Mon 5 Oct 2015
A Review by Barry Gardner: JACK O’CONNELL – Box Nine.
Posted by Steve under Bibliographies, Lists & Checklists , Reviews[5] Comments
JACK O’CONNELL – Box Nine. Lenore Thomas #1. Mysterious Press, hardcover, 1992; paperback, 1993.
I started this with more anticipation than usual, and less certainty. It’s had a great deal of publicity, much more than a first novel usually gets, and though the reviews have been mostly favorable, still I really didn’t have a good sense of what to expect, other than something extremely hardboiled. And that, at least, I got.
Lenore Thomas is a policewoman, an undercover narcotics agent. Her twin brother, Ike, is a postman. They live together in a duplex in a mythical city [Quinsigamond] somewhere (I assume) in Massachusetts. The book turns around the introduction of a new designer-drug with strange and ultimately lethal properties.
Reviewers and would-be critics are lost without comparisons, and are prone to grab at unlikely ones when obvious and apt ones are not readily at hand. I’m going to avoid that trap, but possibly at the cost of leaving you as unsure of what Box Nine is all about as I was. There are, though, a few things I can tell you.
The book presents a bleak, grim view of urban life, and of those urban denizens that it depicts. The story is told in the present tense and from shifting view-points; Lenore’s, Ike’s, a drug lord’s, another police woman’s, Ike’s supervisor at the Post Office, and they are all strange people. Lenore is arguably the strangest: a speed freak, heavy metal devotee, in love with her guns if she is in love with anything and overall one of the more different protagonists in recent memory. The prose serves the story well. The plot? Secondary, at best; what you have are people dancing in and out of a semi-apocalyptic vision.
Do I recommend it? Lord, no. If you don’t like hardboiled fiction, you shouldn’t touch it with a pair of tongs. Even if you do, I have no idea whether you’d be glad you read it or not — and notice my avoidance of the terms “like” and “enjoy,” which seem inappropriate. Am I glad I did? No, I don’t believe I am. But it was different; I’ll give it that much.
The Quinsigamond series —
1. Box Nine (1992)
2. Wireless (1993)
3. The Skin Palace (1996)
4. Word Made Flesh (1998)
October 5th, 2015 at 2:42 pm
Barry called this “Lenore Thomas #1,” but the series that followed is referred to by the name of the town where the novels take place, described elsewhere as a “decaying New England factory town.” Whether Lenore Thomas appears in any of the later ones, I do not know, but if so, I’m sure it was only in a minor role.
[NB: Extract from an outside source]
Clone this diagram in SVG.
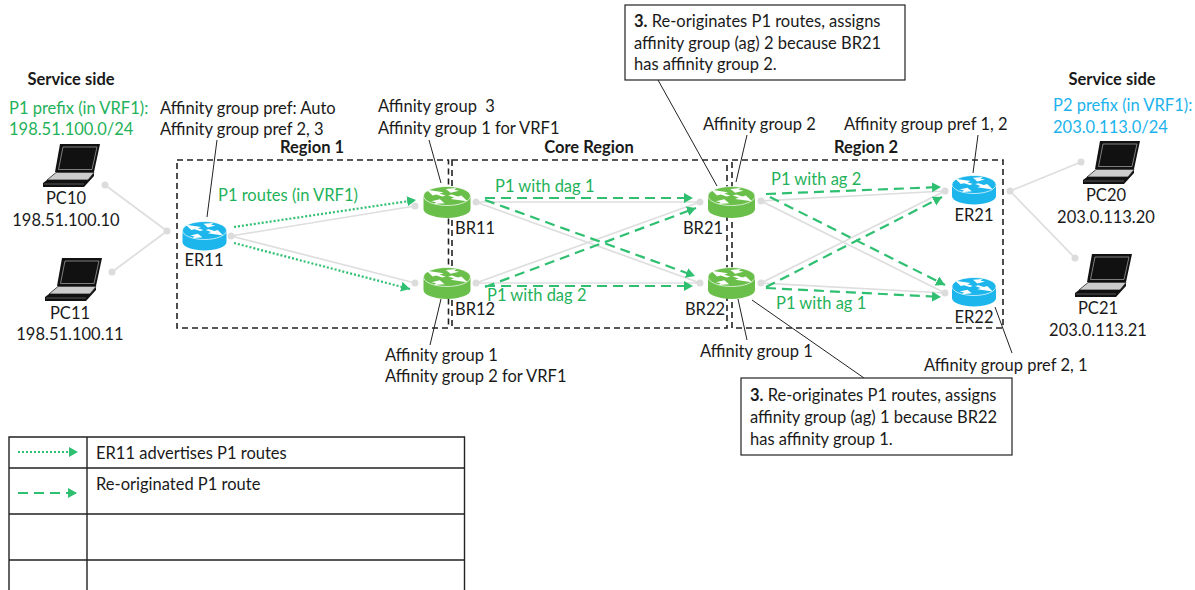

I remember looking at this book in Borders when it came out in paperback, and putting it back. Not for me, I thought, and from Barry’s review, I think I saved myself five bucks.
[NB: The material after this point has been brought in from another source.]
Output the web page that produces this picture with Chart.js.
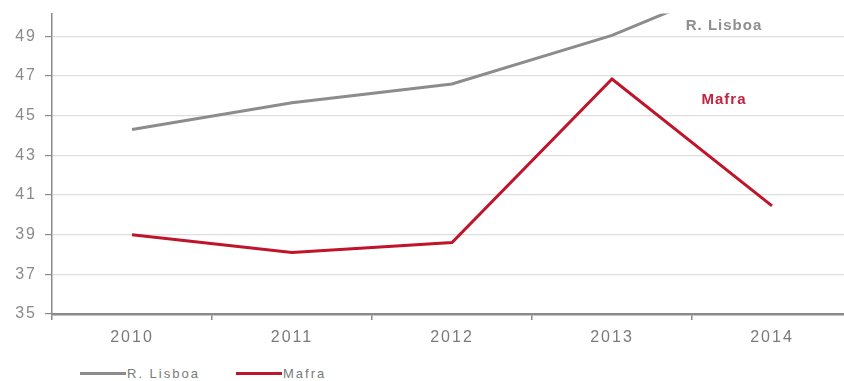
<!DOCTYPE html>
<html>
<head>
<meta charset="utf-8">
<script src="https://cdn.jsdelivr.net/npm/chart.js@4.4.1/dist/chart.umd.min.js"></script>
<style>
    html, body { margin: 0; padding: 0; background: #fff; overflow: hidden; }
    #wrap { position: relative; width: 866px; height: 381px; overflow: hidden; }
    #chartBox { position: absolute; left: 0; top: -4px; width: 866px; height: 354px; }
    #legend { font: 13px "Liberation Sans", Arial, sans-serif; color: #7a7a7a; letter-spacing: 2px; }
    #legend .item { position: absolute; top: 364px; display: flex; align-items: center; height: 18px; }
    #legend .swatch { width: 46px; height: 3px; margin-right: 1px; }
</style>
</head>
<body>
<div id="wrap">
    <div id="chartBox"><canvas id="lineChart"></canvas></div>
    <div id="legend"></div>
</div>
<script>
// Series data
const years = ['2010', '2011', '2012', '2013', '2014'];
const lisboa = [44.3, 45.65, 46.6, 49.05, 52.4];
const mafra = [39.0, 38.1, 38.6, 46.85, 40.45];
const yTicks = [35, 37, 39, 41, 43, 45, 47, 49];

const seriesNames = ['R. Lisboa', 'Mafra'];
const seriesColors = ['#8c8c8c', '#c0142a'];
const legendLeft = [80, 236];

// Wider letter spacing for all axis text
const spacedText = {
    id: 'spacedText',
    beforeDraw(chart) {
        chart.ctx.letterSpacing = '2px';
    }
};

// Inline labels next to the lines
const inlineLabels = {
    id: 'inlineLabels',
    afterDatasetsDraw(chart) {
        const ctx = chart.ctx;
        const x = chart.scales.x;
        const y = chart.scales.y;
        ctx.save();
        ctx.letterSpacing = '1px';
        ctx.font = 'bold 15px "Liberation Sans", Arial, sans-serif';
        ctx.textAlign = 'center';
        ctx.textBaseline = 'middle';
        ctx.fillStyle = '#8e8e8e';
        ctx.fillText(seriesNames[0], x.getPixelForValue(3.7), y.getPixelForValue(49.55));
        ctx.fillStyle = '#c0243e';
        ctx.fillText(seriesNames[1], x.getPixelForValue(3.7), y.getPixelForValue(45.8));
        ctx.restore();
    }
};

const ctx = document.getElementById('lineChart');
new Chart(ctx, {
    type: 'line',
    data: {
        labels: years,
        datasets: [{
            label: seriesNames[0],
            data: lisboa,
            borderColor: seriesColors[0],
            backgroundColor: seriesColors[0],
            borderWidth: 3,
            pointRadius: 0,
            tension: 0
        }, {
            label: seriesNames[1],
            data: mafra,
            borderColor: seriesColors[1],
            backgroundColor: seriesColors[1],
            borderWidth: 3,
            pointRadius: 0,
            tension: 0
        }]
    },
    options: {
        responsive: true,
        maintainAspectRatio: false,
        animation: false,
        layout: { padding: { top: 8, right: 14, left: 0, bottom: 0 } },
        plugins: {
            legend: { display: false },
            tooltip: { enabled: false }
        },
        scales: {
            x: {
                offset: true,
                grid: {
                    offset: true,
                    drawOnChartArea: false,
                    drawTicks: true,
                    tickLength: 6,
                    color: '#8a8a8a',
                    lineWidth: 1.5
                },
                border: { color: '#8a8a8a', width: 2.5 },
                ticks: {
                    color: '#7a7a7a',
                    padding: 8,
                    font: { family: '"Liberation Sans", Arial, sans-serif', size: 16 }
                },
                afterFit: function(scale) { scale.height = 36; }
            },
            y: {
                min: 35,
                max: 50.15,
                afterBuildTicks: function(scale) {
                    scale.ticks = yTicks.map(v => ({ value: v }));
                },
                grid: {
                    color: '#dedede',
                    lineWidth: 1.2,
                    tickLength: 7,
                    tickColor: '#8a8a8a'
                },
                border: { color: '#8a8a8a', width: 1.5 },
                ticks: {
                    color: '#8a8a8a',
                    padding: 8,
                    font: { family: '"Liberation Sans", Arial, sans-serif', size: 16 }
                },
                afterFit: function(scale) { scale.width = 52; }
            }
        }
    },
    plugins: [spacedText, inlineLabels]
});

// Legend below the chart
const legendEl = document.getElementById('legend');
seriesNames.forEach(function(name, i) {
    const item = document.createElement('div');
    item.className = 'item';
    item.style.left = legendLeft[i] + 'px';
    const sw = document.createElement('span');
    sw.className = 'swatch';
    sw.style.background = seriesColors[i];
    const txt = document.createElement('span');
    txt.textContent = name;
    item.appendChild(sw);
    item.appendChild(txt);
    legendEl.appendChild(item);
});
</script>
</body>
</html>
October 5th, 2015 at 4:14 pm
I recall thinking O’Connell might go far, if he got control of an obvious talent but he opted to stay with the gonzo route and just went nowhere with it which is too often what happens with writers like this.
The talent? and arguably genius, were not accompanied by an equal discipline and the result never showed the control of the material I want evidenced in this type of book, pass.
October 5th, 2015 at 6:08 pm
Thanks for the alert that it’s written in present tense (which means it’s not for me). I wish all reviewers would mention present tense when it occurs.
October 5th, 2015 at 7:27 pm
Stories written in the present tense sometimes work for me, more often not. Unless done right and for the right reason, I almost always find it annoying.
October 9th, 2015 at 3:07 pm
Learned something here: never paid much attention to tense before. At least present has never bothered me, that I recall. Then again altho I’m sure I have, I don’t remember the last time I read any present tense fiction. Now I’ll be conscious of it.